#### Supplied material:
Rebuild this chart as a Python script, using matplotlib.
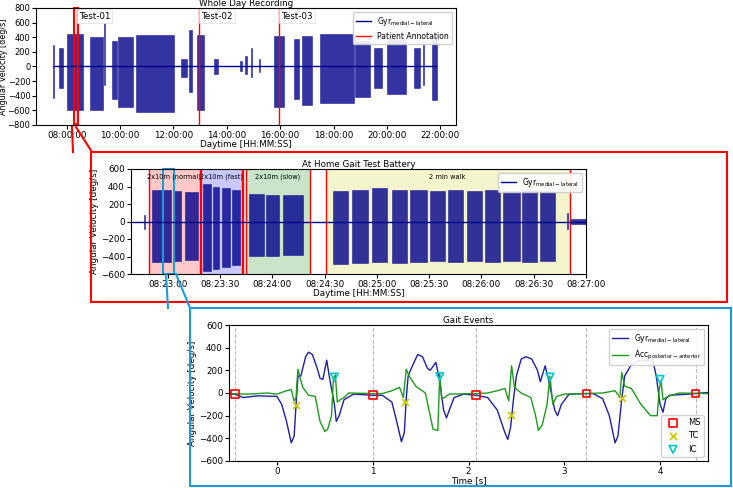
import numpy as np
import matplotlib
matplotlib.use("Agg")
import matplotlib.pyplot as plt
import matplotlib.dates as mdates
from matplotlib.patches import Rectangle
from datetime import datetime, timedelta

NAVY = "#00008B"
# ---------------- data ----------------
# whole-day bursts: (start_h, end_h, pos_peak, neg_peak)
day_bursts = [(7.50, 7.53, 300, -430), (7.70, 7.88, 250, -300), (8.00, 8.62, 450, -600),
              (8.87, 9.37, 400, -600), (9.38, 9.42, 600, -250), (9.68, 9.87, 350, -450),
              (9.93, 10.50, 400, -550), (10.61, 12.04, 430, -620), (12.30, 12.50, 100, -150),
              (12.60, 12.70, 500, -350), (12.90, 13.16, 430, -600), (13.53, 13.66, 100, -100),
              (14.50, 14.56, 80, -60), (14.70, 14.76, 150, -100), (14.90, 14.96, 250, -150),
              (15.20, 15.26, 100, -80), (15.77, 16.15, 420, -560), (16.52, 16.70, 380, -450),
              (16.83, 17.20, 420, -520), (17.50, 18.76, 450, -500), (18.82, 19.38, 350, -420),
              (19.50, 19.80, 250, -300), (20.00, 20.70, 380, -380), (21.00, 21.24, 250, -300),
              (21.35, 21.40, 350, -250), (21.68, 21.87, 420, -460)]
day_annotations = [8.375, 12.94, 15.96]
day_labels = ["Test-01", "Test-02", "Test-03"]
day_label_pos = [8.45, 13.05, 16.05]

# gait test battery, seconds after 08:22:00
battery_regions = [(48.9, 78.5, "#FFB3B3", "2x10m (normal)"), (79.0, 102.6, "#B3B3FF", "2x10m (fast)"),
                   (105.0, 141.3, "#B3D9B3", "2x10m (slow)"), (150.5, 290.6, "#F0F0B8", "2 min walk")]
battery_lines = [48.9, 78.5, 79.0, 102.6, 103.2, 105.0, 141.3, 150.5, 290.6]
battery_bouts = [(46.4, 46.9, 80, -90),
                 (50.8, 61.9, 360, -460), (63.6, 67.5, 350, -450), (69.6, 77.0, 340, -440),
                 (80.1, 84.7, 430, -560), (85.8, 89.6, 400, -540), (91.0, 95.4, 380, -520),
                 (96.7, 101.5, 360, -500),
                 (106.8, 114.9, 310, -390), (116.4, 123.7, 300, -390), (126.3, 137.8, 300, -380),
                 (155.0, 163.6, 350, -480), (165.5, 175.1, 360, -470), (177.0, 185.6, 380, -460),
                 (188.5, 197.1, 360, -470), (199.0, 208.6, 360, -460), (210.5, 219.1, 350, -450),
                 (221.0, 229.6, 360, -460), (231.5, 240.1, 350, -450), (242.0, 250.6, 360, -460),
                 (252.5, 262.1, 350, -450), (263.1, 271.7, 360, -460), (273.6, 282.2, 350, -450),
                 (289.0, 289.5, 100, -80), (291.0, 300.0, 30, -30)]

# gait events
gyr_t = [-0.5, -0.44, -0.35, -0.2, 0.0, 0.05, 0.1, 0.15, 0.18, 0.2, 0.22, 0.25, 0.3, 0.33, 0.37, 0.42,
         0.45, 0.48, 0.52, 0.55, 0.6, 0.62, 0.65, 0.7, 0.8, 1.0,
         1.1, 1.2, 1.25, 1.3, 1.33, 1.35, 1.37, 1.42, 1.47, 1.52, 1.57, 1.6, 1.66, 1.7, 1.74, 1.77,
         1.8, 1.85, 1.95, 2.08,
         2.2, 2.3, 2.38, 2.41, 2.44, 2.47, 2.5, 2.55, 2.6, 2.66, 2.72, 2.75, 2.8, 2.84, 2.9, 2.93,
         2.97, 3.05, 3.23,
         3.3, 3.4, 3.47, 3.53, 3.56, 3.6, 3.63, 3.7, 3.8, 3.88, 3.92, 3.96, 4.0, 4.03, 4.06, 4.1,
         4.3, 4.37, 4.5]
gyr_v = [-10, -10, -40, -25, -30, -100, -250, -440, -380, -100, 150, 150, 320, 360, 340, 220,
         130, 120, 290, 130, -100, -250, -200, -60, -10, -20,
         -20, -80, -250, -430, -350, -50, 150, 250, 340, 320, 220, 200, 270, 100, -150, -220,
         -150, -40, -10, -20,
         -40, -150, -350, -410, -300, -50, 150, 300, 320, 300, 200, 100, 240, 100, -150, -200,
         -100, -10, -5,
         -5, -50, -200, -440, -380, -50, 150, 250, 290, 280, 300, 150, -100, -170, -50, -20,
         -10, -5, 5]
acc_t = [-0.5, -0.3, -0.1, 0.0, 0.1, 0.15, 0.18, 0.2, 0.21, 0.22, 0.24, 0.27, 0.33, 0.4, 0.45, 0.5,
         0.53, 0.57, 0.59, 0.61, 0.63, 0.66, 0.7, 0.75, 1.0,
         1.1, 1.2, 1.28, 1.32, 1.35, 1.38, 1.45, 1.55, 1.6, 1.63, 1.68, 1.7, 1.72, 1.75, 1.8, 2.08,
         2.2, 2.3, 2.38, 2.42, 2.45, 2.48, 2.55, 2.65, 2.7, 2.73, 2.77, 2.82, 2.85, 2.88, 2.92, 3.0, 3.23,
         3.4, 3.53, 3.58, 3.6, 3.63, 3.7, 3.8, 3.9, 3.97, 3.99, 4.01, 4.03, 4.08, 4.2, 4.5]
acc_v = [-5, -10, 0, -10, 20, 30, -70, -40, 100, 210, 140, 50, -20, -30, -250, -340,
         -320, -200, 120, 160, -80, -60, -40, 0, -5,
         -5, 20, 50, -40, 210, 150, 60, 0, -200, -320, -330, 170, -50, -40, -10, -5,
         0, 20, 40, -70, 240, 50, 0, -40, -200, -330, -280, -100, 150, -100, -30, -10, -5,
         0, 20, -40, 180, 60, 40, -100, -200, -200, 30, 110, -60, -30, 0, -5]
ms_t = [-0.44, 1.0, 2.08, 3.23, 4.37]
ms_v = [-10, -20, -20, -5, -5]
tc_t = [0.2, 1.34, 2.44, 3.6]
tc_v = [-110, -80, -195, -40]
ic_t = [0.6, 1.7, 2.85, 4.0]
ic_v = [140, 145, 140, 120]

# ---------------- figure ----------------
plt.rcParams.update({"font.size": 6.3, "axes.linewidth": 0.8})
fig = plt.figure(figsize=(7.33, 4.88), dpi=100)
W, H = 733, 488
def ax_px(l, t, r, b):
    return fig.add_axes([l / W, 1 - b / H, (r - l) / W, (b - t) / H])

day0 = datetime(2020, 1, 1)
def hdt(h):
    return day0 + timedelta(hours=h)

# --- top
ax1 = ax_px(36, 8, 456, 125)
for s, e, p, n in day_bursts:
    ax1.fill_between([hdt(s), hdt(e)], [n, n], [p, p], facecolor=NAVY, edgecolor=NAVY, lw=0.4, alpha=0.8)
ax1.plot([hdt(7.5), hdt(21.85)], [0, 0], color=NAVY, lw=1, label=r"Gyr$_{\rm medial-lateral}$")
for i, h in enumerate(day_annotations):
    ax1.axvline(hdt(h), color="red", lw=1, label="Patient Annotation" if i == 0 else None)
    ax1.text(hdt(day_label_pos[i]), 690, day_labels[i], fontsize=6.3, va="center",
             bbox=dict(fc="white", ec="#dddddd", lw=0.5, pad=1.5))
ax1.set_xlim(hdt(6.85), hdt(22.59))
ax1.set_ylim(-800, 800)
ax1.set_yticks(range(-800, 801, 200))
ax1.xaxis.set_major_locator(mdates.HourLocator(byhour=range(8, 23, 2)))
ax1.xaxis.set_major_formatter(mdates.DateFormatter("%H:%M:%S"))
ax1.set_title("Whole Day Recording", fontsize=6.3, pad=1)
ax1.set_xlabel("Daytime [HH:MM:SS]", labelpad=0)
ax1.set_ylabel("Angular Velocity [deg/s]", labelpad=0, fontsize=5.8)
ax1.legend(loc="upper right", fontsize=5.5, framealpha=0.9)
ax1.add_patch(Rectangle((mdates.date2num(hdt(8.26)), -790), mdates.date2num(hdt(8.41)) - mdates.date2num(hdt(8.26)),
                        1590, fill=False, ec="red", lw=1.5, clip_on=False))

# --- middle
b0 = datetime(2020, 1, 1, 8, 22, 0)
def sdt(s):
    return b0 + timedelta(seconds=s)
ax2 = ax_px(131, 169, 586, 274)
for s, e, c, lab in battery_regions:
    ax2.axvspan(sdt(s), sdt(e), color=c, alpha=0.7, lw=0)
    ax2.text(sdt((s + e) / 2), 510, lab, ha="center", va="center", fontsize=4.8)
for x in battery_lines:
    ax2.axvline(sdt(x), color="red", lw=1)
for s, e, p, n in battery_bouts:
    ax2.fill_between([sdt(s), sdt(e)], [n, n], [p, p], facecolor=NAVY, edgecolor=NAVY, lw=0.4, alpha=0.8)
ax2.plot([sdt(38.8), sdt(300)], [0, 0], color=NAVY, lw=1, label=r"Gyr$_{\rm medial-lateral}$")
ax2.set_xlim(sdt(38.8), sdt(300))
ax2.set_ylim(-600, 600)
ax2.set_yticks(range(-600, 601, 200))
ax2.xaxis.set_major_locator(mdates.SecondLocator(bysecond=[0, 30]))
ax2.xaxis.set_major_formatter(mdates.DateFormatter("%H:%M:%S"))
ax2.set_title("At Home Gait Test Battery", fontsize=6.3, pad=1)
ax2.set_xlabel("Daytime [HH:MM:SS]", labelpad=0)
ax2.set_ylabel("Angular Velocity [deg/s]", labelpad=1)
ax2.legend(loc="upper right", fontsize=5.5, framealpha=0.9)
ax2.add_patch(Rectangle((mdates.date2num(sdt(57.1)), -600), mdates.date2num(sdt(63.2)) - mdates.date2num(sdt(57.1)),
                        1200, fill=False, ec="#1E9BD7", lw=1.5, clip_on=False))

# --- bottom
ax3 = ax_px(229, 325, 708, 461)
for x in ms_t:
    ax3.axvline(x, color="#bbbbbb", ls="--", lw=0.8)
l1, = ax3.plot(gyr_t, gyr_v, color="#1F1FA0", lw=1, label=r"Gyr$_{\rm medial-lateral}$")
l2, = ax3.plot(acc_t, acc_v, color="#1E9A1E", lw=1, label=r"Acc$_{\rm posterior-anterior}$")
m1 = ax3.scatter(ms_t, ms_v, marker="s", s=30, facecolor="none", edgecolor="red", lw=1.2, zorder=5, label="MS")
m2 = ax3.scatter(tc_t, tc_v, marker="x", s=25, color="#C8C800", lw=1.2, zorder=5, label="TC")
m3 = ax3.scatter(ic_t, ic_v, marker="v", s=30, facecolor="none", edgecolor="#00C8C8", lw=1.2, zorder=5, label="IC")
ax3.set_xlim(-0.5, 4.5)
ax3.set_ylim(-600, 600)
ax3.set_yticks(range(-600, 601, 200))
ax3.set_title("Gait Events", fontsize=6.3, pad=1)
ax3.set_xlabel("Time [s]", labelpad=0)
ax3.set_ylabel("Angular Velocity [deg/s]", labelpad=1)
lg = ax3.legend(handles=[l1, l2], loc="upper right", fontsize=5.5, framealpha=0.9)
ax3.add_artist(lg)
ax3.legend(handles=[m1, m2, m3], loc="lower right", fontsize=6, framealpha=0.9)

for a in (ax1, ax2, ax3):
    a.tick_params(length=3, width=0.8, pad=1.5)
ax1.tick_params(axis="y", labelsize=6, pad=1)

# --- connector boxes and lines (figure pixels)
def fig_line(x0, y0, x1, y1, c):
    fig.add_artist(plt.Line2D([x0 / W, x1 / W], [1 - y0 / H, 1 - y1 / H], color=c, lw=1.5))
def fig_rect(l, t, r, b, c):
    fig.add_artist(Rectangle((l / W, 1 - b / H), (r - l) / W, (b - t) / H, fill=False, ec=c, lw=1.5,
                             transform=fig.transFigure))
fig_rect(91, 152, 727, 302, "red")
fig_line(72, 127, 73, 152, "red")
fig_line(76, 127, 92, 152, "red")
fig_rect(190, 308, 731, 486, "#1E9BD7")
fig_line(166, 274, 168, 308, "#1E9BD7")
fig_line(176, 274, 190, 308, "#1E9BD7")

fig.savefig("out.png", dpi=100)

#### Required work:
Leave out the pictures and repeat exactly the lines from the start of the material through the line that contains "from datetime import datetime, timedelta", both included.

#### Full answer:
Rebuild this chart as a Python script, using matplotlib.
import numpy as np
import matplotlib
matplotlib.use("Agg")
import matplotlib.pyplot as plt
import matplotlib.dates as mdates
from matplotlib.patches import Rectangle
from datetime import datetime, timedelta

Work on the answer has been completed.